Uma das questões do Bolsa Família é que ele precisa ser bem focado, transferir recursos para quem realmente precisa. É sempre possível ajustar o alvo do programa. Se o perfil de quem precisa do Bolsa Família muda, como mudou nos últimos anos, o foco do programa também deve se ajustar.

Se tem uma hora para o Bolsa Família ser generoso, é agora. Em termos de transferência de renda, as políticas têm de ser dramaticamente contracíclicas, como dar acesso ao FGTS ou ao seguro-desemprego.

E no longo prazo, como fazer para que mais brasileiros consigam sair da extrema pobreza?

A saída da pobreza extrema é pela inclusão produtiva, é preciso incluir as pessoas pelo trabalho, o que depende de crescimento da economia. Ao mesmo tempo, também é muito importante que o governo, via Ministério da Cidadania, prepare a população mais pobre para que esteja pronta para ser incluída no futuro.
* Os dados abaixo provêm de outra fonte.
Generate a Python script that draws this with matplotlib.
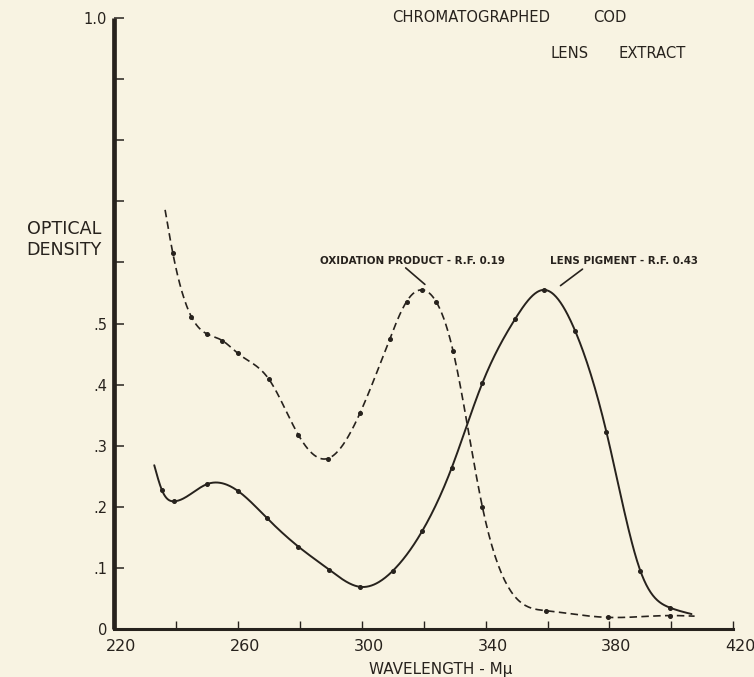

E há várias maneiras de preparar a população mais pobre para o mercado de trabalho, com programas direcionados para isso.

Que tipos de programas? Como aqueles de capacitação, por meio de cursos técnicos, por exemplo?

Uma das coisas menos eficazes que se pode fazer é ficar qualificando todo mundo em um momento de recessão, sem saber que tipos de empregos serão gerados lá na frente. Seria mais eficaz atestar e certificar competências que os trabalhadores já têm.

A maior parte dos brasileiros mais pobres aprende várias habilidades para sobreviver, mas não tem certificados para comprovar essas competências. Outra alternativa é criar sistemas de microcrédito orientado para os trabalhadores por conta própria entrarem no mercado.

No longo prazo, o caminho é investir em educação?

A saída para reduzir a pobreza passa pelo emprego e o investimento em educação. Se os trabalhadores tiverem mais capacitação, eles vão ser mais produtivos e disputados no mercado. Toda vez que aumenta a escolaridade da força de trabalho, e isso se traduz em um aumento da produtividade, ocorre um efeito cascata em que os salários sobem e a pobreza cai.

Durante a década de 1970, o economista Edmar Bacha criou o conceito de “Belíndia” para o Brasil, que teria dentro de si, por suas disparidades, uma Bélgica e uma Índia. Ainda somos uma “Belíndia”?

O Brasil ainda é um país profundamente desigual, mas menos segmentado do que era no passado. Há algumas décadas, ele tinha mais essa cara de “Belíndia”, com duas realidades muito diferentes e que não se conectavam tanto. Nos últimos anos, antes da recessão, a informalidade vinha diminuindo e se passou a ter uma economia mais integrada, entre capitais e interior.

Mas, dado o tamanho da desigualdade acumulada pela sociedade brasileira, seria preciso esperar mais 20 ou 30 anos de redução das diferenças sociais para o Brasil chegar a ser uma Turquia, um México ou um Chile.

Os dados mais recentes de desemprego mostram que a desocupação tem caído este ano, mas puxada pela informalidade. O aumento do trabalho sem carteira explica parte da desigualdade?

O aumento da informalidade deve ser um dos fatores que levaram ao aumento da desigualdade. Nessa retomada do crescimento em que o País está agora, o emprego informal deve crescer um pouco e ser a porta de entrada de muita gente no mercado. Apesar de todas as dificuldades, é melhor ser informal do que desempregado. Qualquer coisa que for feita no Brasil que não leve em conta a desigualdade está equivocada.

Em um país tão desigual, qualquer oportunidade de combater a desigualdade deve ser aproveitada. Nesse momento, se discute a reforma tributária, por exemplo. Essa questão é tão absurda, no sentido de concentração de renda, que qualquer reforma que acontecer pode ser mais amigável para a redução da desigualdade. Além de promover o crescimento, a política de combate à desigualdade deve melhorar também o ambiente de negócios.